PROMPT: Look through the material and copy each line holding "with".

Source code of charts:
***

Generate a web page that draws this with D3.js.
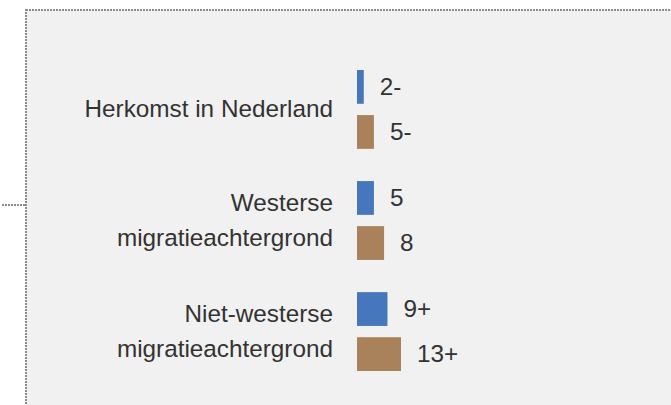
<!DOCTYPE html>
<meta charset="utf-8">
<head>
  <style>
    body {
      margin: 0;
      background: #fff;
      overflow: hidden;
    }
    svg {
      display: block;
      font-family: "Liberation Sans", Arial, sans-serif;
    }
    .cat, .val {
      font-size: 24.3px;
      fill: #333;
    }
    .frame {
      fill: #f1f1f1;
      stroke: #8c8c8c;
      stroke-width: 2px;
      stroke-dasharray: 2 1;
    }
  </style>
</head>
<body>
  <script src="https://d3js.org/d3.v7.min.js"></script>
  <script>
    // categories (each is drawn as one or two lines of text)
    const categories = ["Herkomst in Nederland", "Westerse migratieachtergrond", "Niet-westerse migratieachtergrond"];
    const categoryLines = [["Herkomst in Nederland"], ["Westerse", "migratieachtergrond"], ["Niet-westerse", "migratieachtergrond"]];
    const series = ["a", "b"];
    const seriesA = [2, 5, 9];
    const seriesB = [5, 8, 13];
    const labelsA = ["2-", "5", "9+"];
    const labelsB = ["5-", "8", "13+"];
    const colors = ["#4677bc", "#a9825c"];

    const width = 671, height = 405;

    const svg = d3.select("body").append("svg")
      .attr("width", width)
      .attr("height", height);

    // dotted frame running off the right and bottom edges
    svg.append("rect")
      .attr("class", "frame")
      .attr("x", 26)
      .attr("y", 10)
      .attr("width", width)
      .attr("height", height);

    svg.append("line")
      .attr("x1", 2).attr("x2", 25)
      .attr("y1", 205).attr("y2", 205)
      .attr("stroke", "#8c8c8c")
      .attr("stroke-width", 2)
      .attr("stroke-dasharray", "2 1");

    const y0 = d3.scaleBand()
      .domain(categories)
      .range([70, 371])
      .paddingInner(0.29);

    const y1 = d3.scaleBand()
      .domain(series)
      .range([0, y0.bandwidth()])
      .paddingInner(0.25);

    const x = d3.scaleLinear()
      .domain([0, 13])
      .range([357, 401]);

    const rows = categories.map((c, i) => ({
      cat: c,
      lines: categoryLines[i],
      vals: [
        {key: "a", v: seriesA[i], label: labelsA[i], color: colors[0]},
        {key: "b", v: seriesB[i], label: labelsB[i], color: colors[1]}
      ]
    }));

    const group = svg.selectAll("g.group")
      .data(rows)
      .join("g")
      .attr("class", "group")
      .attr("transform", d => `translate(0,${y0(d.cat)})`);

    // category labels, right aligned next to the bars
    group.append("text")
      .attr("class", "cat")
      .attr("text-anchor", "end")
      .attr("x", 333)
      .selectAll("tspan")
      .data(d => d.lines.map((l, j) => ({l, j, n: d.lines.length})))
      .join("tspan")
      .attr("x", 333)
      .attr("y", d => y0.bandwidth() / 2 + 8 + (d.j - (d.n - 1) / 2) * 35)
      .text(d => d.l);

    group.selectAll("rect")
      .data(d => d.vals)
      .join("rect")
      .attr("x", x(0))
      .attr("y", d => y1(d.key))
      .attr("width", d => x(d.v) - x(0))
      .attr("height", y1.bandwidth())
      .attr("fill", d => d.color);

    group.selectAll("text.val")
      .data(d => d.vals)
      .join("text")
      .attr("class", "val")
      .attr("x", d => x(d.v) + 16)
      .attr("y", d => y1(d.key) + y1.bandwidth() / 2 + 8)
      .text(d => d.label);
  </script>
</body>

***

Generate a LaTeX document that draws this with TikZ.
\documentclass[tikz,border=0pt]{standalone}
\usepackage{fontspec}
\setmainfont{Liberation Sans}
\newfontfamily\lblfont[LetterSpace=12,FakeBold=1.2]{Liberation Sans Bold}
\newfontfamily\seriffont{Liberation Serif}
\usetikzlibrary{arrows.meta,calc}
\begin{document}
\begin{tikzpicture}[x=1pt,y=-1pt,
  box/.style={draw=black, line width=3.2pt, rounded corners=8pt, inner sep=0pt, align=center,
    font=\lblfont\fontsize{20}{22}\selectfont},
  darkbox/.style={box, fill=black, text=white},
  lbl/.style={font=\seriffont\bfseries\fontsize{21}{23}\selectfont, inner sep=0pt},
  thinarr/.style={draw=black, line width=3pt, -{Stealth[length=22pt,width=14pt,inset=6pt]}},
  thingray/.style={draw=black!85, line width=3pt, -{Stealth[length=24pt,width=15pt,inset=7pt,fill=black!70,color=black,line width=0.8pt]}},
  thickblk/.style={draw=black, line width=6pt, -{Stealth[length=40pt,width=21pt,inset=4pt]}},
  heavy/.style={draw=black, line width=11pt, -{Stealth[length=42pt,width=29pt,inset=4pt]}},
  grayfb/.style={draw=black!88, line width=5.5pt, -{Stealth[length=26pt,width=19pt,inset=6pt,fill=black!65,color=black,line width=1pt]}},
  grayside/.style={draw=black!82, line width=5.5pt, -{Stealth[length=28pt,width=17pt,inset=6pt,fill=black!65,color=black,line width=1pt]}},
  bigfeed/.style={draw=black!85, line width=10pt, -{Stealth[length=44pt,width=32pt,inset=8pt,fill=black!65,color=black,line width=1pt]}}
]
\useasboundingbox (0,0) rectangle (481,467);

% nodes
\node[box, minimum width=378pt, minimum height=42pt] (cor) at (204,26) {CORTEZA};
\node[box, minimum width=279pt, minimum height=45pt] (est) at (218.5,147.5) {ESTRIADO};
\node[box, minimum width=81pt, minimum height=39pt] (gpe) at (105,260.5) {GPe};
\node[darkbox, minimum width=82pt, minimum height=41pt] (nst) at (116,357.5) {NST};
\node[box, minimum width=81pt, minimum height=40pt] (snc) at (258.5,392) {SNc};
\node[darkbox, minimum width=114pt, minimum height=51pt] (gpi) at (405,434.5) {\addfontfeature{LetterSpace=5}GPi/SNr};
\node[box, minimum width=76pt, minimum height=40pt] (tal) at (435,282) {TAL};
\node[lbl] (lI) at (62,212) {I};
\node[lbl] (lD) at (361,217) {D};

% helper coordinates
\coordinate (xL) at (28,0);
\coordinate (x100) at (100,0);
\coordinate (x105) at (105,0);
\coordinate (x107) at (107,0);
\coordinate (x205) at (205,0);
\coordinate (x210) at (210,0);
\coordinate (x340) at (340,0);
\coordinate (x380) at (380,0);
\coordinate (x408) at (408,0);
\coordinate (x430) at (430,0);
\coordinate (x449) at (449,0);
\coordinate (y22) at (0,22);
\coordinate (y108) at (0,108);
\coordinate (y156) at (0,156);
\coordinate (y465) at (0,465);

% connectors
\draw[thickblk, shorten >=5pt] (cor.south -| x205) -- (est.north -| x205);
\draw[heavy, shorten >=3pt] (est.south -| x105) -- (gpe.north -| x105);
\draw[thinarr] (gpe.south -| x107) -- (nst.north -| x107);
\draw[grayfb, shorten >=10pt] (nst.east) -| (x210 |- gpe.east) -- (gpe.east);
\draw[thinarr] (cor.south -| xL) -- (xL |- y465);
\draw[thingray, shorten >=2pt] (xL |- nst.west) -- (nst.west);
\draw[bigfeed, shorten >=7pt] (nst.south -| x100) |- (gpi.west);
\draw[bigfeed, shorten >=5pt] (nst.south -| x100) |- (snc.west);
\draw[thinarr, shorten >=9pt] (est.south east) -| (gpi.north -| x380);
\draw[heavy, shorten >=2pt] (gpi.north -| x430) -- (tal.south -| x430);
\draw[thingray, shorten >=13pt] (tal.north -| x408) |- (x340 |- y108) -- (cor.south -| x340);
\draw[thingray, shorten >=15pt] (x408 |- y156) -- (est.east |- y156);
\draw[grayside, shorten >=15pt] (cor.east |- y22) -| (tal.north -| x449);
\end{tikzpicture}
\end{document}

***

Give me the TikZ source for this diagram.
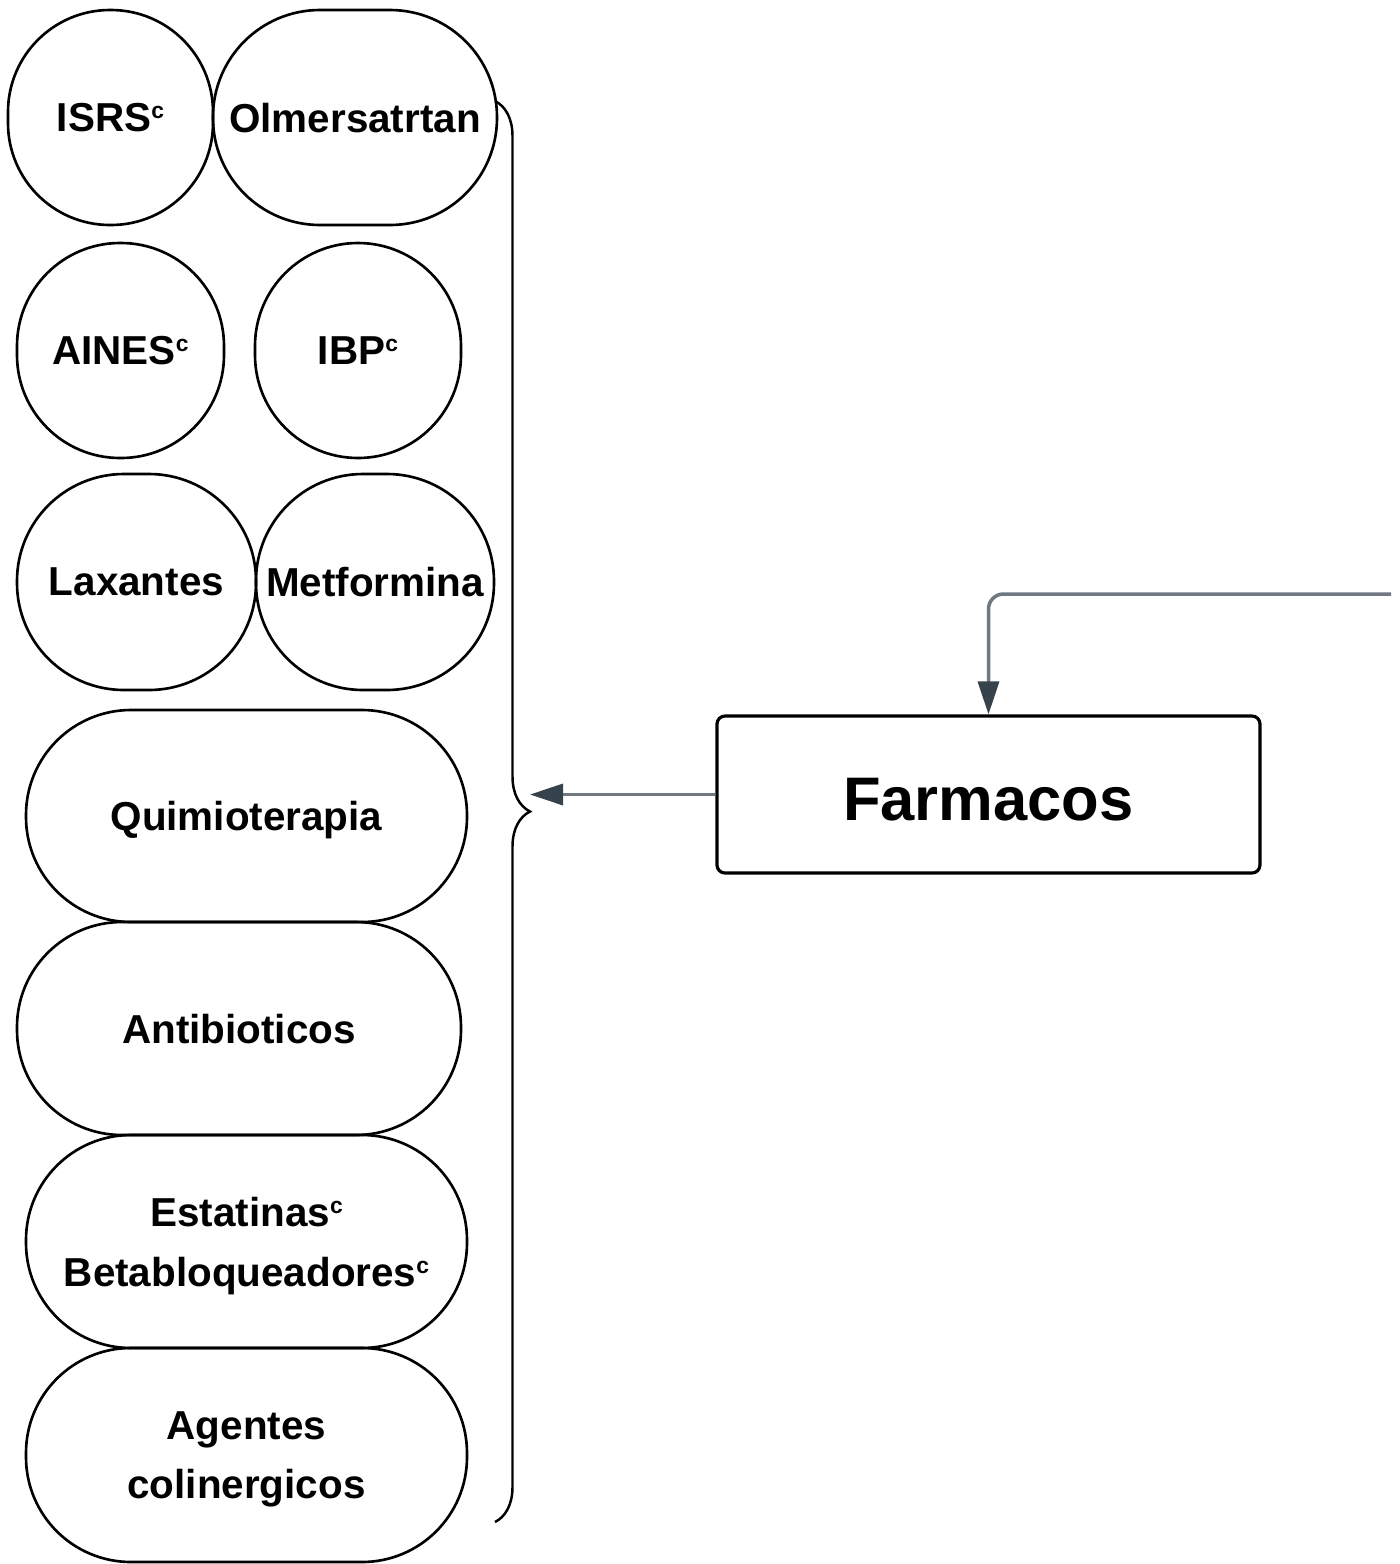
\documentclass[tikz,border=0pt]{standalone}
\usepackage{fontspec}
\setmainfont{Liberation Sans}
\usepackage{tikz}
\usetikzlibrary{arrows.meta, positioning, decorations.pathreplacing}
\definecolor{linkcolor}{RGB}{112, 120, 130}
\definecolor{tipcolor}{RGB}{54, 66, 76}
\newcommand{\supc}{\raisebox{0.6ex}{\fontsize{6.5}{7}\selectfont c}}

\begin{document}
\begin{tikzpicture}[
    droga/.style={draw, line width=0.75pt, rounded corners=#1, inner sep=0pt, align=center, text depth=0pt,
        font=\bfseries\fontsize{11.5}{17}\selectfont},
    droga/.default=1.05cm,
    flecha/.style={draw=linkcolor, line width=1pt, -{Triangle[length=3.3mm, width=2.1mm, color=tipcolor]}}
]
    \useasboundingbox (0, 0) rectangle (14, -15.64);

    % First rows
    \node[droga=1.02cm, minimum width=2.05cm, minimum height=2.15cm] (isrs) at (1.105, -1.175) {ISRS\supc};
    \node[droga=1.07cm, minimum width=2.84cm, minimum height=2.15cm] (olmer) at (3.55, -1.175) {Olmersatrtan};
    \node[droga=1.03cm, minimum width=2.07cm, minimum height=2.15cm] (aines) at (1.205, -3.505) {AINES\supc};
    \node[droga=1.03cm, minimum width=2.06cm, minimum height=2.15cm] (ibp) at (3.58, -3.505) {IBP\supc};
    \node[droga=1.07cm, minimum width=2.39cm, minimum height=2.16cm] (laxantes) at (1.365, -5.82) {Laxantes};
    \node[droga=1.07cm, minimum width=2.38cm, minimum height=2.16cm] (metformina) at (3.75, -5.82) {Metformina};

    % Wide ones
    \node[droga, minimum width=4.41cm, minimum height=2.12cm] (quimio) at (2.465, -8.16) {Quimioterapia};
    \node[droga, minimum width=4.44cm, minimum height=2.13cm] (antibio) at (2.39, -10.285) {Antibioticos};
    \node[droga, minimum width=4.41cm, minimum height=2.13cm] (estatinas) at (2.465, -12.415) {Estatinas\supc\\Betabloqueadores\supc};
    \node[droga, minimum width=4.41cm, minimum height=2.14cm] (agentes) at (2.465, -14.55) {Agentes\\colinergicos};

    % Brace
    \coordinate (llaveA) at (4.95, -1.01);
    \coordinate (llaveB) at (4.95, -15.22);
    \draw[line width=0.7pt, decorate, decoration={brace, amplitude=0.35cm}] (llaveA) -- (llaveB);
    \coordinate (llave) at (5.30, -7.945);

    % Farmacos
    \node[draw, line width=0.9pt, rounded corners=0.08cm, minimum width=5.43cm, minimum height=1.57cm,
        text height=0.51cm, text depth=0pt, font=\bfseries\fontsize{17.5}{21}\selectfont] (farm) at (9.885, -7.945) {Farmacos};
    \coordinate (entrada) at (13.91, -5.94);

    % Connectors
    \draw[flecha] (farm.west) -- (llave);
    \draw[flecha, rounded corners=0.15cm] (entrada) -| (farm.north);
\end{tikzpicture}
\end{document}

***

TASK RESPONSE:
Generate a web page that draws this with D3.js.
Generate a LaTeX document that draws this with TikZ.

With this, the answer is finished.